Berdasarkan aturan baru tersebut, Kemenhub melakukan evaluasi terhadap biaya jasa minimal dengan kenaikan di kisaran 30 persen atau sekitar Rp2.000 sampai dengan Rp5.000.

Adapun tarif ojol dibagi menjadi tiga zonasi yakni Zona I meliputi: Sumatra, Jawa (selain Jakarta, Bogor, Depok, Tangerang, Bekasi), dan Bali. Zona II meliputi: Jakarta, Bogor, Depok, Tangerang, dan Bekasi. Terakhir Zona III meliputi: Kalimantan, Sulawesi, Nusa Tenggara dan sekitarnya, Maluku dan Papua.

Namun pada perkembangannya, Kemenhub sendiri sempat menunda pemberlakuan tarif baru ojol dari seharusnya 15 Agustus 2022 menjadi 30 Agustus 2022. Kemenhub mengatakan, tarif ojol baru akan berlaku 25 hari sejak Keputusan Menteri Perhubungan (KM) Nomor KP 564 Tahun 2022 ditetapkan 4 Agustus 2022.

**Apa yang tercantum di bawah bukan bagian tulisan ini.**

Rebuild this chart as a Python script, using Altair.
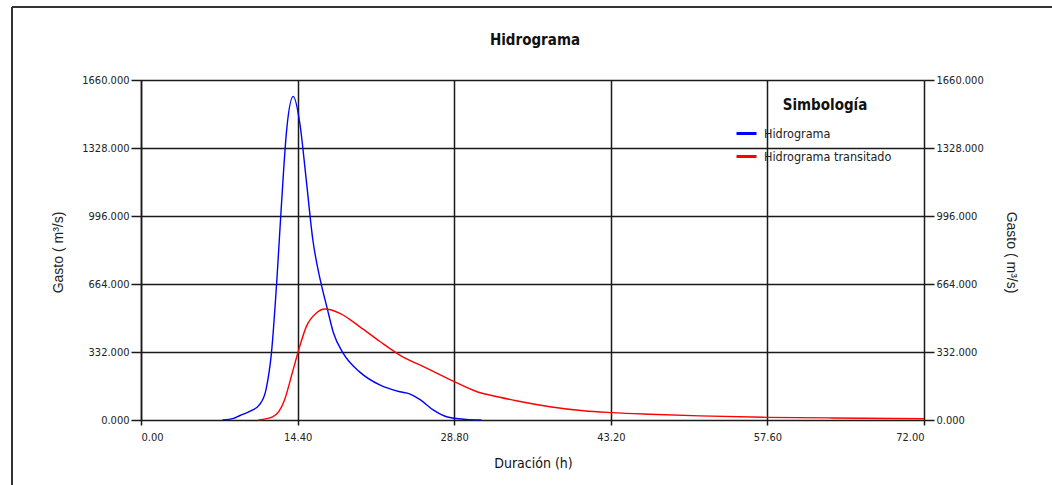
import altair as alt
import pandas as pd

# ---- data ----
blue_h = [7.5, 8.5, 9.1, 10.0, 10.9, 11.5, 12.0, 12.5, 12.9, 13.4, 14.0, 14.6, 15.2,
          15.8, 16.5, 17.1, 17.7, 18.6, 20.1, 22.0, 23.8, 24.7, 25.7, 26.9, 28.1, 29.9, 31.3]
blue_q = [0, 8, 22, 42, 75, 150, 330, 690, 1040, 1420, 1580, 1450, 1170,
          880, 680, 550, 425, 325, 235, 170, 138, 128, 98, 48, 16, 3, 0]

red_h = [10.8, 12.1, 13.2, 13.9, 14.5, 15.2, 16.1, 16.9, 18.3, 20.1, 22.0, 23.8, 26.3,
         28.5, 30.9, 33.0, 34.5, 37.6, 40.7, 43.3, 46.8, 51.4, 57.5, 63.6, 72.0]
red_q = [0, 15, 98, 228, 342, 456, 521, 542, 521, 456, 382, 317, 252,
         195, 138, 111, 94, 65, 45, 36, 28, 20, 13, 10, 6]

series_names = ["Hidrograma", "Hidrograma transitado"]
series_colors = ["#0000ff", "#ff0000"]

x_ticks = [0, 14.4, 28.8, 43.2, 57.6, 72.0]
y_ticks = [0, 332, 664, 996, 1328, 1660]

chart_title = "Hidrograma"
legend_title = "Simbología"

df = pd.concat([
    pd.DataFrame({"t": blue_h, "q": blue_q, "serie": series_names[0], "o": range(len(blue_h))}),
    pd.DataFrame({"t": red_h, "q": red_q, "serie": series_names[1], "o": range(len(red_h))}),
])

NARROW = "Liberation Sans Narrow, Arial Narrow, DejaVu Sans Condensed, sans-serif"
REG = "Liberation Sans, Arial, sans-serif"
GRID = "#1a1a1a"

x_enc = alt.X("t:Q", scale=alt.Scale(domain=[0, 72], nice=False, zero=False),
              axis=alt.Axis(values=x_ticks, format=".2f", title="Duración (h)",
                            grid=True, gridColor=GRID, gridWidth=1.5, gridOpacity=1,
                            domain=False, tickColor=GRID, tickWidth=1.5, tickSize=5,
                            labelFont=NARROW, labelFontSize=11, labelColor="#222",
                            labelPadding=6,
                            titleFont=NARROW, titleFontSize=14, titleFontWeight="normal",
                            titleColor="#111", titleX=392, titleY=43,
                            titleBaseline="middle", titleAlign="center"))

y_scale = alt.Scale(domain=[0, 1660], nice=False)

lines = alt.Chart(df).mark_line(strokeWidth=1.4, interpolate="monotone").encode(
    x=x_enc,
    y=alt.Y("q:Q", scale=y_scale,
            axis=alt.Axis(values=y_ticks, format=".3f", title="Gasto ( m³/s)", orient="left",
                          grid=True, gridColor=GRID, gridWidth=1.5, gridOpacity=1,
                          domain=True, domainColor=GRID, domainWidth=1.5,
                          tickColor=GRID, tickWidth=1.5, tickSize=10,
                          labelFont=NARROW, labelFontSize=11, labelColor="#222", labelPadding=2,
                          titleFont=REG, titleFontSize=14, titleFontWeight="normal",
                          titleColor="#222", titleX=-83, titleY=172,
                          titleBaseline="middle", titleAlign="center")),
    color=alt.Color("serie:N", scale=alt.Scale(domain=series_names, range=series_colors),
                    title=None,
                    legend=alt.Legend(orient="none", legendX=594, legendY=42,
                                      symbolType="stroke", symbolSize=400, symbolStrokeWidth=3,
                                      labelFont=NARROW, labelFontSize=12.5, labelColor="#222",
                                      labelOffset=6, rowPadding=5)),
    order="o:Q",
)

right = alt.Chart(df).mark_line(opacity=0).encode(
    x=alt.X("t:Q"),
    y=alt.Y("q:Q", scale=y_scale,
            axis=alt.Axis(values=y_ticks, format=".3f", title="Gasto ( m³/s)", orient="right",
                          grid=False, domain=False,
                          tickColor=GRID, tickWidth=1.5, tickSize=10,
                          labelFont=NARROW, labelFontSize=11, labelColor="#222", labelPadding=2,
                          titleFont=REG, titleFontSize=14, titleFontWeight="normal",
                          titleColor="#222", titleX=86, titleY=172, titleAngle=90,
                          titleBaseline="middle", titleAlign="center")),
    detail="serie:N",
)

one = pd.DataFrame({"a": [0]})
frame_left = alt.Chart(one).mark_rule(color="#333", strokeWidth=2).encode(
    x=alt.value(-129), y=alt.value(-73), y2=alt.value(410))
frame_top = alt.Chart(one).mark_rule(color="#333", strokeWidth=2).encode(
    x=alt.value(-129), x2=alt.value(915), y=alt.value(-73))

title_txt = alt.Chart(one).mark_text(font=NARROW, fontSize=15, fontWeight="bold", color="#111",
                                     align="center", baseline="middle").encode(
    x=alt.value(394), y=alt.value(-40), text=alt.value(chart_title))
leg_title = alt.Chart(one).mark_text(font=NARROW, fontSize=15, fontWeight="bold", color="#111",
                                     align="center", baseline="middle").encode(
    x=alt.value(684), y=alt.value(25), text=alt.value(legend_title))

chart = alt.layer(lines, right, frame_left, frame_top, title_txt, leg_title).resolve_axis(
    y="independent").properties(
    width=783, height=340,
    autosize=alt.AutoSizeParams(type="none"),
    padding={"left": 141, "top": 80, "right": 128, "bottom": 65},
).configure_view(strokeWidth=0).configure(background="white")

chart.save("out.html", embed_options={"renderer": "svg", "actions": False})
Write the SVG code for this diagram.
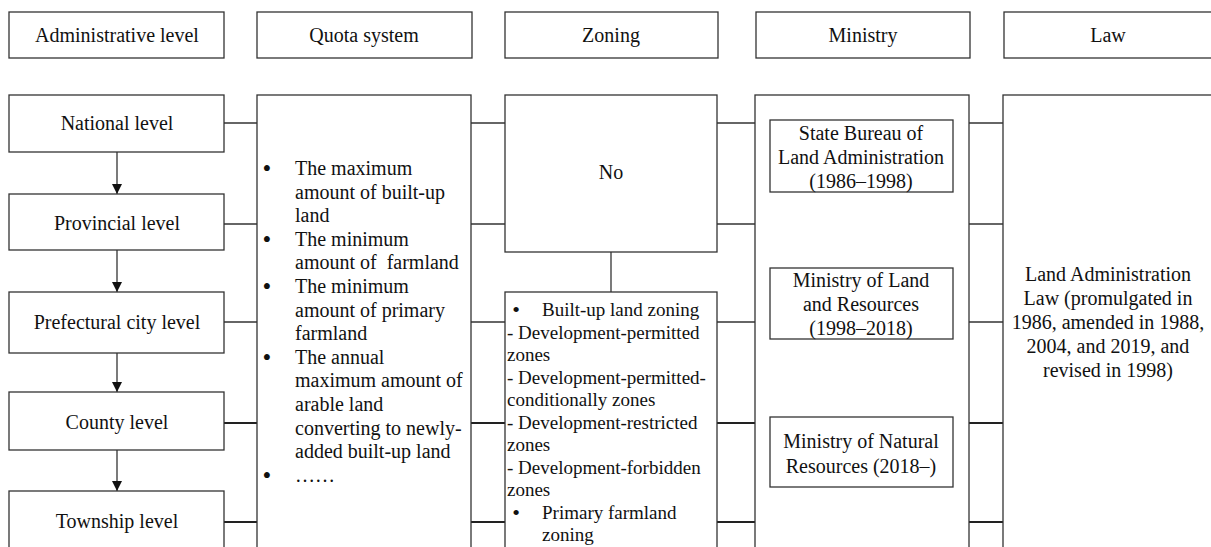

Niat untuk mensejahterakan para driver ojol terkait tarif baru ojol ini memunculkan pertanyaan. Hal ini mengingat kenaikan tarif ini juga bisa menyusahkan para pengemudi ojek online. Kebijakan menaikkan tarif ini pun sempat mendapat sorotan karena dinilai tidak tepat di tengah tekanan inflasi tinggi seiring kenaikan harga BBM jenis Pertalite.

Belum diketahui kepastian kebijakan diskriminasi tarif KRL apakah akan segera berlaku? Apakah respons dan koar-koar pengguna kereta, pengamat dan wakil rakyat ini hanya dianggap angin lalu seperti kebijakan-kebijakan Menhub sebelumnya? Kita lihat saja.